Independent contractors (IC) are non-employee workers hired to perform a set task or a series of tasks. The independent contractor is considered to be self-employed, responsible for having proper insurance, paying taxes and paying workers or themselves. Based on their IRS classification, independent contractors are also known as 1099 workers.
In the oil and gas industry, independent contractors are typically engaged as technical professionals or subject matter experts with the knowledge and skills necessary to complete certain aspects of complex projects. Although the skills needed for these tasks are highly specialized, they translate easily from project to project, allowing an independent contractor to come into a project to perform a specific function, and then leave to perform the same function on another project.
There is a heavy reliance on the use of independent contractors in the energy industry because of its project-driven nature. Companies hire contractors because they bring in skills that are not available internally, or because they do not have enough employees to cover the needed skill set on all projects.
This situation is no longer unique to the oil and gas industry, and represents a significant evolving shift in the make-up of the overall US workforce. Staffing Industry Analysts predicts the average mix of contingents in the Fortune 100 to increase from 20-30% to 50% by the year 2020. The increase of contingents will be a catalyst for the emergence of the Contingent Workforce Officer (CWO) in the C-Suite. The CWO will focus on the optimal workforce mix to best support organizational objectives.
IRS Requirements for Independent Contractors
The use of the contingent workforce also brings an increased importance in following 1099 compliance laws. Taxes for an employee are very different than those for a contractor, including withholding and employment tax requirements, exclusions and deductions. Some of these differences favor employee status, while some favor contractor status.
To determine whether someone is an employee or a contractor, the IRS has established a set of twenty questions called the “Common Law Test”. If the IRS determines that a worker has been misclassified, there can be significant tax consequences to the company, including penalties, back tax assessments, interest payments and retroactive benefits. (See figure below)
The IRS is increasing efforts to end worker misclassification with the current federal budget allocating $46 million to investigate and prosecute violations. The IRS is also encouraging employers to take a greater responsibility in becoming compliant by instituting the Voluntary Classification Settlement Program in 2011. This allows eligible taxpayers to reclassify their workers as employees for future tax periods, and thus receive partial relief from past worker misclassifications. However, the IRS reserves the right to exclude companies from the program.

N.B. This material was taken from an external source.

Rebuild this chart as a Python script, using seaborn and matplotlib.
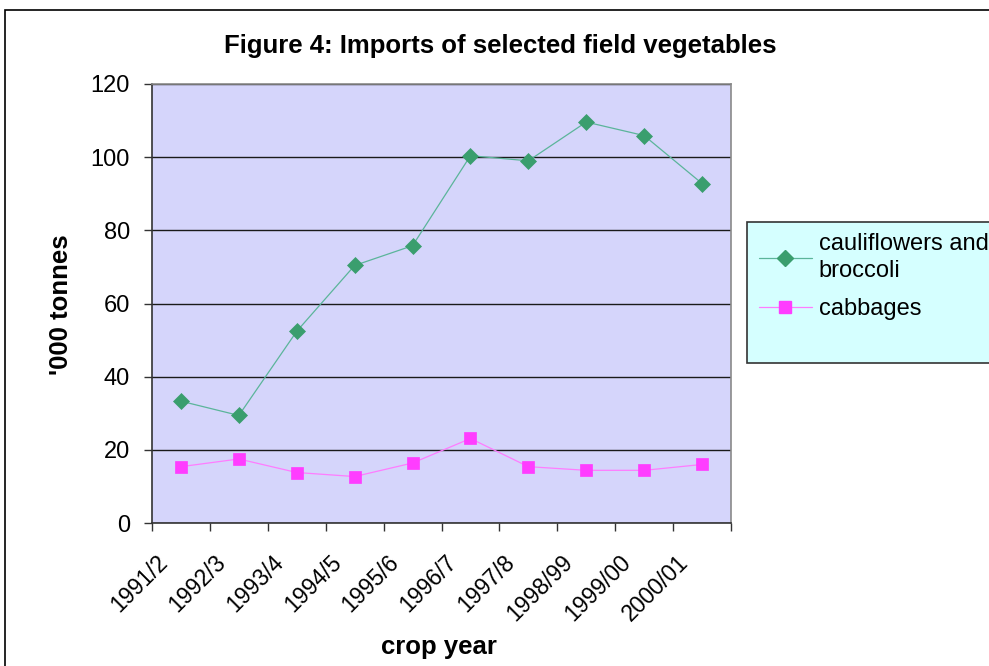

So what is the solution? →Manage Contingent Workers as a part of your Total Workforce
To prevent misclassifications and a future tax audit, companies need to install a formal, structured program for the management of their contingent workforce and should include the following three components:
- Compliance testing using a third-party
Compliance testing should be your first step in contingent workforce management. The IRS requires a company to provide proof of compliance whenever they use a non-employee on a project. Using a third-party for testing can provide the following:
- Written report with a classification determination
- Documentation for existing and new contractors
- Defense file for qualified independent contractors
- Solutions for engaging misclassified workers
- Statement of Work (SOW) Management
The use of independent contractors has created a need to have better visibility into the engagement side of using an IC and have a proper understanding of the scope of their work. SOW management can help your company become 1099 compliant – or measure ongoing compliance – by providing a central point for all work orders to make sure that they meet contractual requirements, and include a complete work description, start date, end date, deliverables, and rates. An emerging trend for SOW management is to be combined with a managed staffing program or staffing solution.
- 1099 compliance through engaged staffing agencies
When using a staffing agency, it’s important to choose one that is diligent with 1099 compliance. Staffing agencies that include independent contractor compliance services evaluate their independent contractors to make sure that they meet IRS requirements for self-employment. Using 1099 workers who have been screened for compliance reduces the risk of misclassification as a company employee.
Contingent Management is Risk Management
Complying with 1099 regulations is more important than ever, especially in the oil and gas industry. To avoid being penalized for misclassification, it’s important to ensure compliance testing, SOW management, and the use of contingent workers who are already 1099 compliant. A comprehensive contingent workforce management program can help your company avoid the penalties that come with worker misclassification. For additional information on classifying a worker as an employee vs. an independent contractor, read the IRS guidelines.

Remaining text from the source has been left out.